PHYRE - A New Benchmark for Physical Reasoning
29 Aug 2019Introduction
-
The paper proposes the PHYRE (PHYsical REasoning) benchmark - consisting of classic mechanical puzzles in 2D physical environments - as a means to evaluate the physical reasoning ability of machine learning models.
Environment
-
2D world that obeys Newtonian mechanics.
-
Gravitational force + Friction.
-
Non-deformable objects that can be static (ie fixed) or dynamic (ie can move and are affected by collisions etc).
Task
-
The learning agent starts in some initial world state (ie configuration of objects).
-
Goal is described in the form of (
subject
,relation
,object
) where the agent’s task is to satisfy therelation
between thesubject
and theobject
. -
Currently, only the “touch”
relation
is supported.
Setup
-
The learning agent has to take a single action - placing one or more new dynamic objects in the world.
-
A simulator is run on the new configuration (for a fixed amount of time) to check if the goal condition is satisfied.
-
At the end of the simulation, a binary reward and intermediate observations (collected as the simulator executes) are provided to the learning agent.
-
These observations are 256*256 grids where each grid cell can take 1 of the 7 values (denoting different types of objects).
-
Since only one relation supported currently, the color is sufficient to encode the goal.
Benchmark Tiers
-
Two benchmark tiers are provided where each tier comprises of a combination of:
-
a predefined set of all the actions that the agent is allowed to perform.
-
set of tasks that can be solved by at least one action from the allowed action set.
-
-
PHYRE-B - The agent is allowed to place a single (ball of any radii) at any valid location.
-
PHYRE-2B - The agent is allowed to place 2 balls at any valid pair of locations.
-
Each of the two tiers has 25 task templates where each template comprises of variants of a single task (same goal but different initial conditions).
Evaluation
-
Two evaluation setups are considered:
-
within-template where the agent is trained on some tasks in a template and evaluated on a set of held-out tasks from the same template.
-
cross-template where the agent is evaluated on tasks from a different template.
-
-
In the training phase, the model has access to the simulator (but not to the correct solution).
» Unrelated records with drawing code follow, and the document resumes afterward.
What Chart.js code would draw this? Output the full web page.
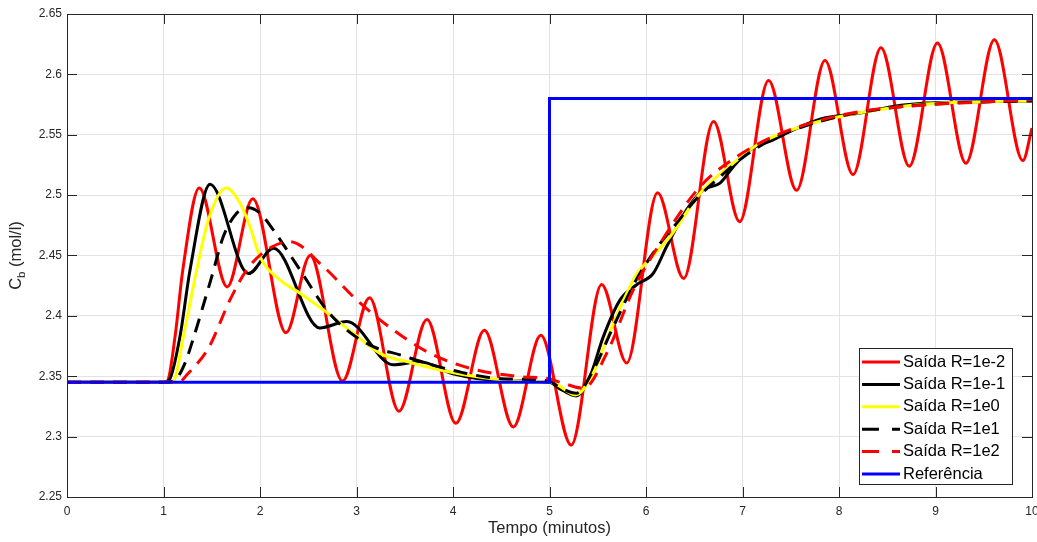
<!DOCTYPE html>
<html>
<head>
<meta charset="utf-8">
<script src="https://cdn.jsdelivr.net/npm/chart.js@4.4.1/dist/chart.umd.min.js"></script>
<style>
  html, body { margin: 0; padding: 0; background: #fff; }
</style>
</head>
<body>
<canvas id="chart" width="1037" height="542"></canvas>
<script>
// tick labels
const xTicks = ['0', '1', '2', '3', '4', '5', '6', '7', '8', '9', '10'];
const yTicks = ['2.25', '2.3', '2.35', '2.4', '2.45', '2.5', '2.55', '2.6', '2.65'];

// Saída R=1e-2
const tR2 = [0, 1.0, 1.04, 1.12, 1.2, 1.37, 1.66, 1.925, 2.27, 2.52, 2.855, 3.135, 3.44, 3.73, 4.03, 4.325, 4.625, 4.91, 5.225, 5.54, 5.80, 6.12, 6.39, 6.70, 6.97, 7.27, 7.56, 7.855, 8.145, 8.435, 8.728, 9.02, 9.315, 9.61, 9.905, 10.0];
const yR2 = [2.345, 2.345, 2.346, 2.383, 2.438, 2.506, 2.424, 2.497, 2.386, 2.450, 2.346, 2.415, 2.321, 2.397, 2.311, 2.388, 2.308, 2.384, 2.293, 2.426, 2.361, 2.502, 2.431, 2.561, 2.478, 2.595, 2.504, 2.6115, 2.517, 2.622, 2.524, 2.626, 2.5265, 2.6286, 2.5286, 2.5555];

// Saída R=1e-1
const tR1 = [0, 1.0, 1.06, 1.171, 1.275, 1.482, 1.88, 2.14, 2.62, 2.9, 3.38, 3.66, 4.0, 4.5, 5.0, 5.1, 5.275, 5.42, 5.558, 5.73, 5.90, 6.076, 6.214, 6.42, 6.594, 6.767, 6.905, 7.078, 7.319, 7.526, 7.803, 8.218, 8.563, 8.909, 9.6, 10.0];
const yR1 = [2.345, 2.345, 2.347, 2.383, 2.438, 2.509, 2.435, 2.456, 2.390, 2.3953, 2.3595, 2.362, 2.352, 2.3465, 2.345, 2.340, 2.3337, 2.350, 2.3828, 2.413, 2.4256, 2.4353, 2.4574, 2.4878, 2.5044, 2.51, 2.5236, 2.5375, 2.5458, 2.554, 2.5629, 2.568, 2.5734, 2.5762, 2.5776, 2.578];

// Saída R=1e0
const tR0 = [0, 1.0, 1.1, 1.206, 1.344, 1.465, 1.65, 1.793, 1.896, 2.0, 2.207, 2.415, 2.656, 2.967, 3.244, 3.589, 3.865, 4.3, 4.7, 5.0, 5.1, 5.265, 5.45, 5.6, 5.75, 5.9, 6.1, 6.25, 6.56, 6.905, 7.18, 7.73, 8.2, 8.9, 9.6, 10.0];
const yR0 = [2.345, 2.345, 2.346, 2.383, 2.438, 2.4795, 2.5058, 2.4933, 2.474, 2.449, 2.4298, 2.4188, 2.405, 2.3856, 2.369, 2.3608, 2.3552, 2.349, 2.346, 2.3455, 2.342, 2.3345, 2.352, 2.382, 2.41, 2.434, 2.452, 2.4657, 2.5016, 2.5265, 2.543, 2.5596, 2.568, 2.5755, 2.5775, 2.578];

// Saída R=1e1
const tR10 = [0, 1.0, 1.12, 1.223, 1.292, 1.5, 1.62, 1.758, 1.88, 2.0, 2.138, 2.415, 2.69, 2.898, 3.174, 3.451, 3.727, 4.1, 4.5, 5.0, 5.1, 5.28, 5.454, 5.661, 5.9, 6.1, 6.3, 6.5, 6.75, 7.0, 7.3, 7.6, 8.0, 8.5, 9.0, 9.5, 10.0];
const yR10 = [2.345, 2.345, 2.347, 2.3608, 2.377, 2.4325, 2.4657, 2.485, 2.4895, 2.485, 2.4712, 2.438, 2.405, 2.3884, 2.3745, 2.3677, 2.3608, 2.353, 2.348, 2.346, 2.341, 2.336, 2.3552, 2.391, 2.43, 2.455, 2.475, 2.495, 2.514, 2.531, 2.546, 2.556, 2.565, 2.572, 2.5755, 2.5772, 2.578];

// Saída R=1e2
const tR100 = [0, 1.0, 1.18, 1.24, 1.464, 1.689, 1.862, 2.07, 2.31, 2.656, 3.002, 3.381, 3.762, 4.176, 4.694, 4.971, 5.15, 5.35, 5.593, 5.868, 6.214, 6.56, 6.94, 7.319, 7.803, 8.218, 8.909, 9.599, 10.0];
const yR100 = [2.345, 2.345, 2.346, 2.351, 2.373, 2.4132, 2.438, 2.4546, 2.4615, 2.4408, 2.4132, 2.3884, 2.369, 2.3566, 2.3497, 2.3483, 2.344, 2.340, 2.369, 2.4215, 2.4685, 2.507, 2.5318, 2.5485, 2.562, 2.5692, 2.5748, 2.5775, 2.579];

// Referência
const tRef = [0, 5, 5, 10];
const yRef = [2.345, 2.345, 2.58, 2.58];

const fam = '"Liberation Sans", Arial, Helvetica, sans-serif';
const axisColor = '#262626';
const gridColor = '#e3e3e3';
Chart.defaults.font.family = fam;

const pts = (t, y) => t.map((v, i) => ({ x: v, y: y[i] }));

// box, inward ticks, y title with subscript, legend
const matlabFrame = {
  id: 'matlabFrame',
  afterDatasetsDraw(chart) {
    const { ctx, chartArea: a, scales: { x, y } } = chart;
    ctx.save();
    ctx.strokeStyle = axisColor;
    ctx.lineWidth = 1;
    ctx.beginPath();
    x.ticks.forEach(t => {
      const px = Math.round(x.getPixelForValue(t.value)) + 0.5;
      ctx.moveTo(px, a.bottom); ctx.lineTo(px, a.bottom - 10);
      ctx.moveTo(px, a.top); ctx.lineTo(px, a.top + 10);
    });
    y.ticks.forEach(t => {
      const py = Math.round(y.getPixelForValue(t.value)) + 0.5;
      ctx.moveTo(a.left, py); ctx.lineTo(a.left + 10, py);
      ctx.moveTo(a.right, py); ctx.lineTo(a.right - 10, py);
    });
    ctx.stroke();
    ctx.strokeRect(a.left + 0.5, a.top + 0.5, a.right - a.left, a.bottom - a.top);

    // y title: C_b (mol/l)
    const big = '16.5px ' + fam, small = '11.5px ' + fam;
    ctx.translate(21, (a.top + a.bottom) / 2);
    ctx.rotate(-Math.PI / 2);
    ctx.font = big;
    const wC = ctx.measureText('C').width;
    const rest = ' (mol/l)';
    const wR = ctx.measureText(rest).width;
    ctx.font = small;
    const wb = ctx.measureText('b').width;
    const sx = -(wC + wb + wR) / 2;
    ctx.fillStyle = axisColor;
    ctx.textBaseline = 'alphabetic';
    ctx.font = big; ctx.fillText('C', sx, 0);
    ctx.font = small; ctx.fillText('b', sx + wC, 4);
    ctx.font = big; ctx.fillText(rest, sx + wC + wb, 0);
    ctx.restore();

    // legend
    ctx.save();
    const bx = a.right - 173, by = a.bottom - 149, bw = 153, bh = 136;
    ctx.fillStyle = '#fff';
    ctx.fillRect(bx, by, bw, bh);
    ctx.strokeStyle = axisColor;
    ctx.lineWidth = 1;
    ctx.strokeRect(bx + 0.5, by + 0.5, bw, bh);
    ctx.font = '16.5px ' + fam;
    ctx.textBaseline = 'middle';
    chart.data.datasets.forEach((ds, i) => {
      const cy = by + 14 + i * 22.4;
      ctx.strokeStyle = ds.borderColor;
      ctx.lineWidth = 3;
      ctx.setLineDash(ds.borderDash ? [17, 13] : []);
      ctx.beginPath();
      ctx.moveTo(bx + 3, cy); ctx.lineTo(bx + 41, cy);
      ctx.stroke();
      ctx.setLineDash([]);
      ctx.fillStyle = '#000';
      ctx.fillText(ds.label, bx + 44, cy);
    });
    ctx.restore();
  }
};

const line = (label, t, y, color, dash, order) => ({
  label,
  data: pts(t, y),
  borderColor: color,
  borderWidth: 3,
  borderDash: dash,
  pointRadius: 0,
  fill: false,
  cubicInterpolationMode: 'monotone',
  borderJoinStyle: 'round',
  order
});

const ref = line('Referência', tRef, yRef, '#0000ff', undefined, 0);
ref.cubicInterpolationMode = 'default';
ref.tension = 0;
ref.borderJoinStyle = 'miter';

new Chart(document.getElementById('chart'), {
  type: 'line',
  data: {
    datasets: [
      line('Saída R=1e-2', tR2, yR2, '#ff0000', undefined, 5),
      line('Saída R=1e-1', tR1, yR1, '#000000', undefined, 4),
      line('Saída R=1e0', tR0, yR0, '#ffff00', undefined, 3),
      line('Saída R=1e1', tR10, yR10, '#000000', [14, 9], 2),
      line('Saída R=1e2', tR100, yR100, '#ff0000', [14, 9], 1),
      ref
    ]
  },
  options: {
    responsive: false,
    animation: false,
    events: [],
    layout: { padding: { top: 14, right: 5, left: 0, bottom: 0 } },
    plugins: { legend: { display: false }, tooltip: { enabled: false } },
    scales: {
      x: {
        type: 'linear',
        min: 0,
        max: 10,
        afterBuildTicks: s => { s.ticks = xTicks.map(v => ({ value: +v })); },
        ticks: { padding: 7, color: axisColor, font: { size: 12 }, maxRotation: 0, autoSkip: false,
          callback: (v, i) => xTicks[i] },
        grid: { color: gridColor, drawTicks: false },
        border: { display: false },
        title: { display: true, text: 'Tempo (minutos)', color: axisColor, font: { size: 16.5 },
          padding: { top: 0, bottom: 4 } },
        afterFit: s => { s.height = 45; s.paddingLeft = 0; s.paddingRight = 0; }
      },
      y: {
        type: 'linear',
        min: 2.25,
        max: 2.65,
        afterBuildTicks: s => { s.ticks = yTicks.map(v => ({ value: +v })); },
        ticks: { padding: 5, color: axisColor, font: { size: 12 }, autoSkip: false,
          callback: (v, i) => yTicks[i] },
        grid: { color: gridColor, drawTicks: false },
        border: { display: false },
        afterFit: s => { s.width = 67; s.paddingTop = 0; s.paddingBottom = 0; }
      }
    }
  },
  plugins: [matlabFrame]
});
</script>
</body>
</html>
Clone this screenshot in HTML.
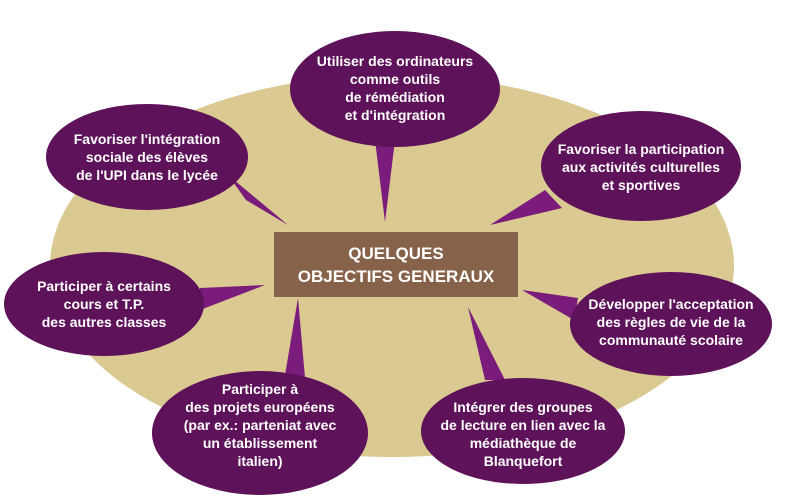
<!DOCTYPE html>
<html><head><meta charset="utf-8"><style>
html,body{margin:0;padding:0;background:#fff;width:800px;height:504px;overflow:hidden}
text{font-family:"Liberation Sans",sans-serif;font-weight:bold;font-size:14px;fill:#fff;text-anchor:middle}
</style></head><body>
<svg width="800" height="504" viewBox="0 0 800 504" xmlns="http://www.w3.org/2000/svg">
<ellipse cx="392" cy="266" rx="342" ry="191" fill="#dac991"/>
<g fill="#7b1b7b">
<polygon points="375,140 395,140 385,222"/>
<polygon points="228,175 246,200 288,225"/>
<polygon points="545,190 562,208 490,225"/>
<polygon points="200,288 200,310 265,285"/>
<polygon points="578,298 574,320 522,290"/>
<polygon points="285,375 305,378 298,298"/>
<polygon points="485,380 505,380 468,307"/>
</g>
<g fill="#5d1259">
<ellipse cx="395" cy="89" rx="105" ry="58"/>
<ellipse cx="147" cy="157" rx="101" ry="53"/>
<ellipse cx="641" cy="166" rx="100" ry="55"/>
<ellipse cx="104" cy="304" rx="100" ry="52"/>
<ellipse cx="671" cy="324" rx="101" ry="52"/>
<ellipse cx="260" cy="433" rx="108" ry="62"/>
<ellipse cx="523" cy="431" rx="102" ry="53"/>
</g>
<rect x="274" y="232" width="244" height="65" fill="#87624a"/>
<text x="396" y="259" style="font-size:17px">QUELQUES</text>
<text x="396" y="282" style="font-size:17px">OBJECTIFS  GENERAUX</text>
<text x="395" y="66">Utiliser des ordinateurs</text>
<text x="395" y="84">comme outils</text>
<text x="395" y="102">de rémédiation</text>
<text x="395" y="120">et d'intégration</text>
<text x="147" y="144">Favoriser l'intégration</text>
<text x="147" y="162">sociale des élèves</text>
<text x="147" y="180">de l'UPI dans le lycée</text>
<text x="641" y="154">Favoriser la participation</text>
<text x="641" y="172">aux activités culturelles</text>
<text x="641" y="190">et sportives</text>
<text x="104" y="291">Participer à certains</text>
<text x="104" y="309">cours et T.P.</text>
<text x="104" y="327">des autres classes</text>
<text x="671" y="309">Développer l'acceptation</text>
<text x="671" y="327">des règles de vie de la</text>
<text x="671" y="345">communauté scolaire</text>
<text x="260" y="394">Participer à</text>
<text x="260" y="412">des projets européens</text>
<text x="260" y="430">(par ex.:  parteniat avec</text>
<text x="260" y="448">un établissement</text>
<text x="260" y="466">italien)</text>
<text x="523" y="412">Intégrer des groupes</text>
<text x="523" y="430">de lecture en lien avec la</text>
<text x="523" y="448">médiathèque de</text>
<text x="523" y="466">Blanquefort</text>
</svg>
</body></html>
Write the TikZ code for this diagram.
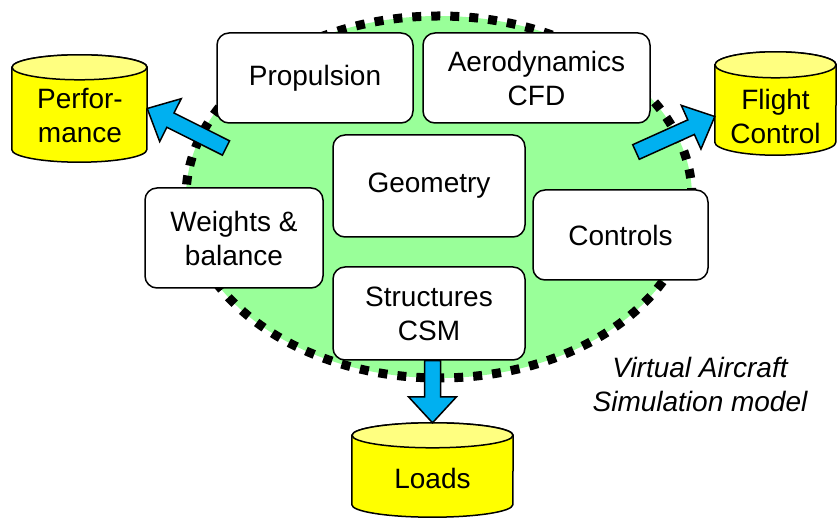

So the model could learn an action-prediction model or forward dynamics model or both.
-
In the testing phase, the model can query the simulator only a few times. Each query provides it with the binary reward and the intermediate observations.
Performance Measure
-
The emphasis is on solving more tasks (in few queries) during the test phase.
-
This requirement is captured using a metric called AUCCESS.
-
In general, the tasks in PHYRE-2B are harder than tasks in PHYRE-B.
Baseline Agents
-
Random Agent - Randomly samples actions
-
Non-parametric agent (MEM) - generates R actions at random and uses the simulator to check how many tasks can be solved using these R random actions. During testing, try the R actions in the decreasing order of the number of tasks they solve.
-
Non-parametric agent with online learning (MEM-O) - Variant of MEM where an online adaptation step is performed during test time (to update the rank of the actions).
-
Deep Q Networks with an action encoder, observation encoder and fusion model (combine action and observation representation).
-
DQN with online learning (DQN-0): Variant of DQN with online updates (during the test phase).
-
Contextual bandits.
-
Policy learning approaches like PPO and A2C.
Observations
-
Both Contextual bandits and policy-based approaches show poor training stability.
-
The best agent, DQN-O, reaches AUCCESS of 56.2\% on PHYRE-B and 39.26\% on PHYRE-2B. In general, agents with online adaptation perform better.
-
The tasks are designed such that 100000 attempts are sufficient to solve 100\% of tasks in PHYRE-B and 95\% of tasks in PHYRE-2B.
-
Even though only two tiers are provided right now, the benchmark is readily extensible and new tasks can be added in the future.